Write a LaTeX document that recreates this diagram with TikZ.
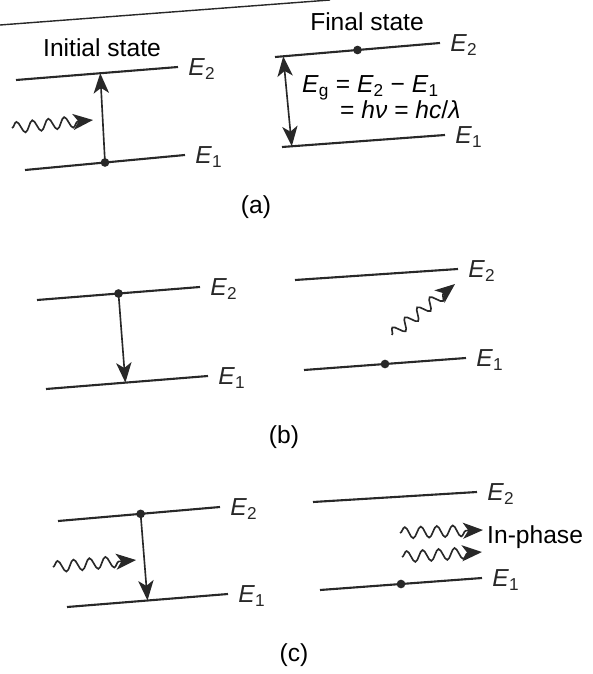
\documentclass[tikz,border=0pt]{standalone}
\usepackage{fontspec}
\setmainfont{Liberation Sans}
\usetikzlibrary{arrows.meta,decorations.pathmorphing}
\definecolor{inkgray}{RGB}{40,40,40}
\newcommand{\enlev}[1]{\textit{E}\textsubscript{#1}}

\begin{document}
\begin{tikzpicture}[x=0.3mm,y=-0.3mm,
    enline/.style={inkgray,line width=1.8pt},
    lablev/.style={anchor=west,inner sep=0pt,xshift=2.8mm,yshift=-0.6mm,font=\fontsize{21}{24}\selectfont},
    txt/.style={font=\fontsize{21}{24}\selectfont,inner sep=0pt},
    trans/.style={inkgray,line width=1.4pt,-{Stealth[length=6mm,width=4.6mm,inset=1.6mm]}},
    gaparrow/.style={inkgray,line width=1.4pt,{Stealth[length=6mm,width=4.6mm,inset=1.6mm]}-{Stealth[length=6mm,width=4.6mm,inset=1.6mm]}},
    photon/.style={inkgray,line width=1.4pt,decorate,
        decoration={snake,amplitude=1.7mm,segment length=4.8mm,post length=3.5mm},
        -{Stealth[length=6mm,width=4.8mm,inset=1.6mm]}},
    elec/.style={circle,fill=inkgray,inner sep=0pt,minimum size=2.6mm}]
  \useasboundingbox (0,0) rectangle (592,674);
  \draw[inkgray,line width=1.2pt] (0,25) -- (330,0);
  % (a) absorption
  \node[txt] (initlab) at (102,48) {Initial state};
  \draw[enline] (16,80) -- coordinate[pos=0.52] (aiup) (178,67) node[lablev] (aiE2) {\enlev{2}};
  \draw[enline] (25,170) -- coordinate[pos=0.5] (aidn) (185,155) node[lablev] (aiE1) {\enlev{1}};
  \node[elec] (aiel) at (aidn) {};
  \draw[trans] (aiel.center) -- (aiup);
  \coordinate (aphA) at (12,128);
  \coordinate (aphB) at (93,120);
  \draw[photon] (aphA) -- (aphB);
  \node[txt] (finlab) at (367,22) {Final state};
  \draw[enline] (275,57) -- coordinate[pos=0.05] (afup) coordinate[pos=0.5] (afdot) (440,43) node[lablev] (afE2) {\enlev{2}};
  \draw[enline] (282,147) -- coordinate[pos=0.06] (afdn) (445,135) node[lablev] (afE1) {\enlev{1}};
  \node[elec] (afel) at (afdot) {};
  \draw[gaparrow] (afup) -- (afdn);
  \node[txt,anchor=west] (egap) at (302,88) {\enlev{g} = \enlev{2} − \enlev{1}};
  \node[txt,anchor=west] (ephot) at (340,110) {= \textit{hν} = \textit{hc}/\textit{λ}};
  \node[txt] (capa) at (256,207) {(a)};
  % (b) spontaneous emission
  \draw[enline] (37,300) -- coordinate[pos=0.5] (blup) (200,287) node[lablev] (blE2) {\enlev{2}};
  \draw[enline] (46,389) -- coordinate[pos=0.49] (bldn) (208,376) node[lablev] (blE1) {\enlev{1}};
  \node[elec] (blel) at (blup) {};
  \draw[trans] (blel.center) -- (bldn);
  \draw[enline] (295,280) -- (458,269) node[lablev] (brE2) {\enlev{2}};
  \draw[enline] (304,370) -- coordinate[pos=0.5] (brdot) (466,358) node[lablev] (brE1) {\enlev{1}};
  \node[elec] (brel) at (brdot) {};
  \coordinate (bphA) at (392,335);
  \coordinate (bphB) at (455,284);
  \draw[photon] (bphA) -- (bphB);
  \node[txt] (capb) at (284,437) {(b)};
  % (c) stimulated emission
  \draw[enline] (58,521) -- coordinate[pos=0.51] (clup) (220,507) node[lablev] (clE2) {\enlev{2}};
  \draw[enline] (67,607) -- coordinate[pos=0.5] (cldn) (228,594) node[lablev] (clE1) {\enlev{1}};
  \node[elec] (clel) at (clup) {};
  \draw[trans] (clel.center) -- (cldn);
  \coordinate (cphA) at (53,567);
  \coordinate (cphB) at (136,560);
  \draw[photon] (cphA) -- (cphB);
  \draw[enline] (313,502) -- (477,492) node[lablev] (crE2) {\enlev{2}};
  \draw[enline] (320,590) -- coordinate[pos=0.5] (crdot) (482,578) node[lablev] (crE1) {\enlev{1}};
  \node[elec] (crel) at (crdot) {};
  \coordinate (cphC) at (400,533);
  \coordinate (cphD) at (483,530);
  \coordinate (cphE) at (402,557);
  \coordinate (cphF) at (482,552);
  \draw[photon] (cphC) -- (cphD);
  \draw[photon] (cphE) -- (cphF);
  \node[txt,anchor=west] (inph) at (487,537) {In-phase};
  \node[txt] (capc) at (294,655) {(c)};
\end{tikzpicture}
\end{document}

#### TASK DETAILS:
Make an exact copy of all the material, but keep the pictures out of it.

#### EXERCISE SOLUTION:
Write a LaTeX document that recreates this diagram with TikZ.
\documentclass[tikz,border=0pt]{standalone}
\usepackage{fontspec}
\setmainfont{Liberation Sans}
\usetikzlibrary{arrows.meta,decorations.pathmorphing}
\definecolor{inkgray}{RGB}{40,40,40}
\newcommand{\enlev}[1]{\textit{E}\textsubscript{#1}}

\begin{document}
\begin{tikzpicture}[x=0.3mm,y=-0.3mm,
    enline/.style={inkgray,line width=1.8pt},
    lablev/.style={anchor=west,inner sep=0pt,xshift=2.8mm,yshift=-0.6mm,font=\fontsize{21}{24}\selectfont},
    txt/.style={font=\fontsize{21}{24}\selectfont,inner sep=0pt},
    trans/.style={inkgray,line width=1.4pt,-{Stealth[length=6mm,width=4.6mm,inset=1.6mm]}},
    gaparrow/.style={inkgray,line width=1.4pt,{Stealth[length=6mm,width=4.6mm,inset=1.6mm]}-{Stealth[length=6mm,width=4.6mm,inset=1.6mm]}},
    photon/.style={inkgray,line width=1.4pt,decorate,
        decoration={snake,amplitude=1.7mm,segment length=4.8mm,post length=3.5mm},
        -{Stealth[length=6mm,width=4.8mm,inset=1.6mm]}},
    elec/.style={circle,fill=inkgray,inner sep=0pt,minimum size=2.6mm}]
  \useasboundingbox (0,0) rectangle (592,674);
  \draw[inkgray,line width=1.2pt] (0,25) -- (330,0);
  % (a) absorption
  \node[txt] (initlab) at (102,48) {Initial state};
  \draw[enline] (16,80) -- coordinate[pos=0.52] (aiup) (178,67) node[lablev] (aiE2) {\enlev{2}};
  \draw[enline] (25,170) -- coordinate[pos=0.5] (aidn) (185,155) node[lablev] (aiE1) {\enlev{1}};
  \node[elec] (aiel) at (aidn) {};
  \draw[trans] (aiel.center) -- (aiup);
  \coordinate (aphA) at (12,128);
  \coordinate (aphB) at (93,120);
  \draw[photon] (aphA) -- (aphB);
  \node[txt] (finlab) at (367,22) {Final state};
  \draw[enline] (275,57) -- coordinate[pos=0.05] (afup) coordinate[pos=0.5] (afdot) (440,43) node[lablev] (afE2) {\enlev{2}};
  \draw[enline] (282,147) -- coordinate[pos=0.06] (afdn) (445,135) node[lablev] (afE1) {\enlev{1}};
  \node[elec] (afel) at (afdot) {};
  \draw[gaparrow] (afup) -- (afdn);
  \node[txt,anchor=west] (egap) at (302,88) {\enlev{g} = \enlev{2} − \enlev{1}};
  \node[txt,anchor=west] (ephot) at (340,110) {= \textit{hν} = \textit{hc}/\textit{λ}};
  \node[txt] (capa) at (256,207) {(a)};
  % (b) spontaneous emission
  \draw[enline] (37,300) -- coordinate[pos=0.5] (blup) (200,287) node[lablev] (blE2) {\enlev{2}};
  \draw[enline] (46,389) -- coordinate[pos=0.49] (bldn) (208,376) node[lablev] (blE1) {\enlev{1}};
  \node[elec] (blel) at (blup) {};
  \draw[trans] (blel.center) -- (bldn);
  \draw[enline] (295,280) -- (458,269) node[lablev] (brE2) {\enlev{2}};
  \draw[enline] (304,370) -- coordinate[pos=0.5] (brdot) (466,358) node[lablev] (brE1) {\enlev{1}};
  \node[elec] (brel) at (brdot) {};
  \coordinate (bphA) at (392,335);
  \coordinate (bphB) at (455,284);
  \draw[photon] (bphA) -- (bphB);
  \node[txt] (capb) at (284,437) {(b)};
  % (c) stimulated emission
  \draw[enline] (58,521) -- coordinate[pos=0.51] (clup) (220,507) node[lablev] (clE2) {\enlev{2}};
  \draw[enline] (67,607) -- coordinate[pos=0.5] (cldn) (228,594) node[lablev] (clE1) {\enlev{1}};
  \node[elec] (clel) at (clup) {};
  \draw[trans] (clel.center) -- (cldn);
  \coordinate (cphA) at (53,567);
  \coordinate (cphB) at (136,560);
  \draw[photon] (cphA) -- (cphB);
  \draw[enline] (313,502) -- (477,492) node[lablev] (crE2) {\enlev{2}};
  \draw[enline] (320,590) -- coordinate[pos=0.5] (crdot) (482,578) node[lablev] (crE1) {\enlev{1}};
  \node[elec] (crel) at (crdot) {};
  \coordinate (cphC) at (400,533);
  \coordinate (cphD) at (483,530);
  \coordinate (cphE) at (402,557);
  \coordinate (cphF) at (482,552);
  \draw[photon] (cphC) -- (cphD);
  \draw[photon] (cphE) -- (cphF);
  \node[txt,anchor=west] (inph) at (487,537) {In-phase};
  \node[txt] (capc) at (294,655) {(c)};
\end{tikzpicture}
\end{document}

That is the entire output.